__WHAT IS ASKED__
Leaving out the pictures, retype the lines from the beginning of the listing through the line containing "from matplotlib.ticker import MultipleLocator".

__INFORMATION SUPPLIED__
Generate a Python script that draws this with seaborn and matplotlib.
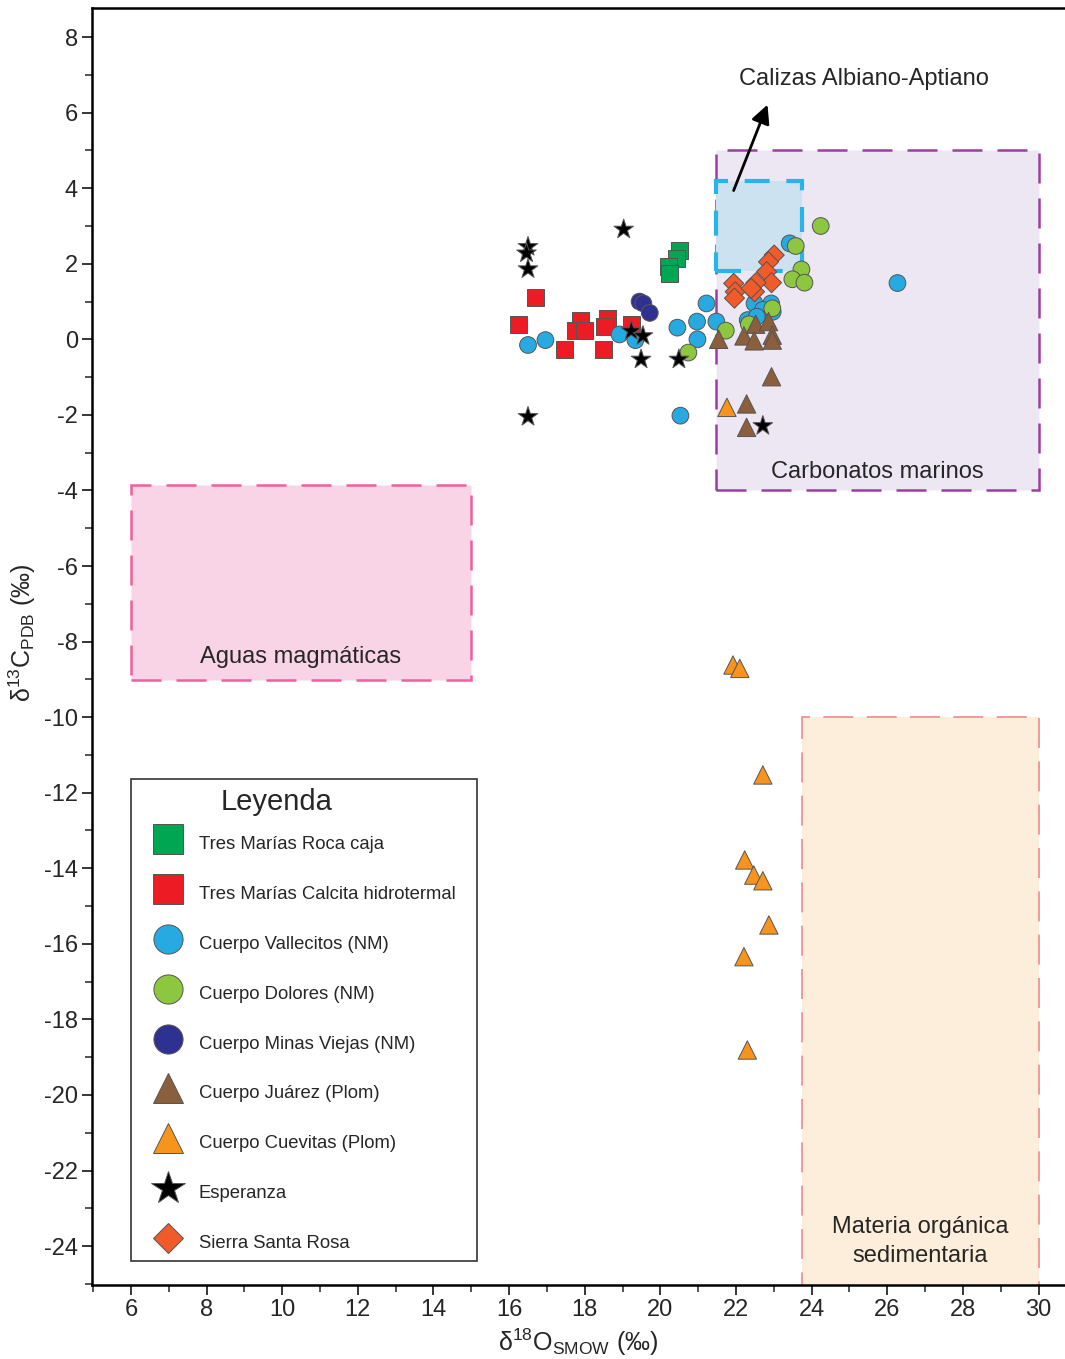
import numpy as np
import pandas as pd
import matplotlib.pyplot as plt
import seaborn as sns
from matplotlib.patches import Rectangle
from matplotlib.lines import Line2D
from matplotlib.ticker import MultipleLocator

sns.set_style('ticks')
plt.rcParams['font.family'] = ['Liberation Sans', 'DejaVu Sans']
plt.rcParams['mathtext.fontset'] = 'custom'
plt.rcParams['mathtext.rm'] = 'Liberation Sans'
plt.rcParams['mathtext.it'] = 'Liberation Sans:italic'
plt.rcParams['axes.unicode_minus'] = False

# datos (d18O SMOW, d13C PDB)
roca_x = [20.50, 20.43, 20.21, 20.25]
roca_y = [2.35, 2.14, 1.92, 1.75]

calcita_x = [16.70, 16.24, 17.90, 17.76, 18.00, 17.46, 18.60, 18.52, 18.50, 19.23]
calcita_y = [1.11, 0.40, 0.51, 0.23, 0.23, -0.26, 0.54, 0.35, -0.26, 0.38]

valle_x = [16.50, 16.96, 18.92, 19.34, 20.45, 21.22, 20.97, 20.98, 21.48, 20.53,
           26.27, 23.42, 22.49, 22.93, 22.71, 22.97, 22.31, 22.55]
valle_y = [-0.15, -0.02, 0.13, -0.02, 0.31, 0.95, 0.47, 0.00, 0.47, -2.02,
           1.49, 2.54, 0.95, 0.95, 0.78, 0.73, 0.51, 0.60]

dolores_x = [20.74, 21.73, 24.24, 23.58, 23.73, 23.49, 23.81, 22.96, 22.34]
dolores_y = [-0.35, 0.23, 3.00, 2.47, 1.85, 1.59, 1.50, 0.82, 0.40]

minas_x = [19.45, 19.55, 19.72]
minas_y = [1.00, 0.95, 0.70]

juarez_x = [21.54, 22.21, 22.52, 22.86, 22.48, 22.96, 22.96, 22.94, 22.28, 22.28]
juarez_y = [0.00, 0.09, 0.40, 0.47, -0.04, 0.11, -0.02, -0.99, -1.71, -2.33]

cuevitas_x = [21.76, 21.92, 22.10, 22.71, 22.23, 22.47, 22.71, 22.87, 22.21, 22.30]
cuevitas_y = [-1.80, -8.62, -8.71, -11.53, -13.78, -14.18, -14.33, -15.50, -16.34, -18.81]

esperanza_x = [16.50, 16.46, 16.50, 19.03, 16.50, 19.23, 19.54, 19.49, 20.49, 22.71]
esperanza_y = [2.45, 2.28, 1.86, 2.91, -2.05, 0.22, 0.09, -0.53, -0.53, -2.29]

ssr_x = [23.01, 22.86, 22.81, 22.94, 22.53, 22.49, 21.94, 21.98, 21.96, 22.40]
ssr_y = [2.23, 2.05, 1.79, 1.50, 1.50, 1.26, 1.48, 1.26, 1.09, 1.35]

grupos = ['Tres Marías Roca caja', 'Tres Marías Calcita hidrotermal',
          'Cuerpo Vallecitos (NM)', 'Cuerpo Dolores (NM)', 'Cuerpo Minas Viejas (NM)',
          'Cuerpo Juárez (Plom)', 'Cuerpo Cuevitas (Plom)', 'Esperanza', 'Sierra Santa Rosa']
xs = [roca_x, calcita_x, valle_x, dolores_x, minas_x, juarez_x, cuevitas_x, esperanza_x, ssr_x]
ys = [roca_y, calcita_y, valle_y, dolores_y, minas_y, juarez_y, cuevitas_y, esperanza_y, ssr_y]
colores = ['#00a651', '#ed1c24', '#27aae1', '#8dc63f', '#2e3192',
           '#8b5e3c', '#f7941d', '#000000', '#f15a29']
marcadores = ['s', 's', 'o', 'o', 'o', '^', '^', '*', 'D']
tam = [150, 150, 145, 145, 145, 175, 175, 220, 105]
tam_ley = [21, 21, 21, 21, 21, 22, 22, 25, 15]

df = pd.concat([pd.DataFrame({'x': x, 'y': y, 'grupo': g}) for g, x, y in zip(grupos, xs, ys)],
               ignore_index=True)

fig = plt.figure(figsize=(10.65, 13.59), dpi=100)
ax = fig.add_axes([92 / 1065, 74 / 1359, 1 - 92 / 1065, 1277 / 1359])

# campos de referencia
ax.add_patch(Rectangle((21.46, -4), 30 - 21.46, 9, facecolor='#ece7f3', edgecolor='#9b3fa0',
                       lw=1.8, ls=(0, (12, 6)), zorder=1))
ax.add_patch(Rectangle((21.46, 1.81), 23.74 - 21.46, 4.19 - 1.81, facecolor='#cce2f1',
                       edgecolor='#29b3ea', lw=3, ls=(0, (6, 4)), zorder=1.5))
ax.add_patch(Rectangle((6, -9.02), 9, 9.02 - 3.86, facecolor='#f9d4e6', edgecolor='#ee5fa0',
                       lw=1.8, ls=(0, (12, 6)), zorder=1))
ax.add_patch(Rectangle((23.74, -25.2), 30 - 23.74, 15.2, facecolor='#fdeedb', edgecolor='#f08a8a',
                       lw=1.2, ls=(0, (18, 8)), zorder=1))

sns.scatterplot(data=df, x='x', y='y', hue='grupo', style='grupo', size='grupo',
                hue_order=grupos, style_order=grupos, size_order=grupos,
                palette=dict(zip(grupos, colores)), markers=dict(zip(grupos, marcadores)),
                sizes=dict(zip(grupos, tam)), edgecolor='#555555', linewidth=0.7,
                legend=False, ax=ax, zorder=3)

ax.text(25.75, -3.52, 'Carbonatos marinos', ha='center', va='center', fontsize=17, zorder=4)
ax.text(10.49, -8.41, 'Aguas magmáticas', ha='center', va='center', fontsize=17, zorder=4)
ax.text(26.86, -23.88, 'Materia orgánica\nsedimentaria', ha='center', va='center',
        fontsize=17, zorder=4, linespacing=1.38)
ax.text(25.38, 6.89, 'Calizas Albiano-Aptiano', ha='center', va='center', fontsize=17, zorder=4)
ax.annotate('', xy=(22.86, 6.28), xytext=(21.91, 3.87),
            arrowprops=dict(arrowstyle='-|>', color='black', lw=2, mutation_scale=28), zorder=4)

ax.set_xlim(4.97, 30.7)
ax.set_ylim(-25.03, 8.77)
ax.xaxis.set_major_locator(MultipleLocator(2))
ax.xaxis.set_minor_locator(MultipleLocator(1))
ax.yaxis.set_major_locator(MultipleLocator(2))
ax.yaxis.set_minor_locator(MultipleLocator(1))
ax.set_xticks(np.arange(6, 31, 2))
ax.set_yticks(np.arange(-24, 9, 2))
ax.tick_params(which='major', direction='out', length=7, width=1.3, labelsize=17, pad=3)
ax.tick_params(which='minor', direction='out', length=5, width=1.1)
ax.spines['right'].set_visible(False)
for s in ['left', 'bottom', 'top']:
    ax.spines[s].set_linewidth(1.8)
    ax.spines[s].set_color('black')

ax.set_xlabel('δ$^{18}$O$_{\\mathrm{SMOW}}$ (‰)', fontsize=18, labelpad=4)
ax.set_ylabel('δ$^{13}$C$_{\\mathrm{PDB}}$ (‰)', fontsize=18)
ax.yaxis.set_label_coords(-0.056, 0.511)

# leyenda: marco y titulo aparte para controlar el tamano
ax.add_patch(Rectangle((6, -24.4), 9.15, 24.4 - 11.64, facecolor='white', edgecolor='#333333',
                       lw=1.2, zorder=4.5))
ax.text(9.86, -12.25, 'Leyenda', ha='center', va='center', fontsize=21, zorder=5)
handles = [Line2D([], [], ls='', marker=m, markersize=ms, markerfacecolor=c,
                  markeredgecolor='#555555', markeredgewidth=0.7)
           for m, ms, c in zip(marcadores, tam_ley, colores)]
leg = ax.legend(handles, grupos, loc='upper left',
                bbox_to_anchor=(6.49, -12.97), bbox_transform=ax.transData, borderaxespad=0,
                fontsize=13.3, frameon=False, labelspacing=1.15, handleheight=2.0,
                handletextpad=0.68, borderpad=0, handlelength=2.0)
leg.set_zorder(5)

fig.savefig('out.png', dpi=100)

__ANSWER FOR THE TASK__
Generate a Python script that draws this with seaborn and matplotlib.
import numpy as np
import pandas as pd
import matplotlib.pyplot as plt
import seaborn as sns
from matplotlib.patches import Rectangle
from matplotlib.lines import Line2D
from matplotlib.ticker import MultipleLocator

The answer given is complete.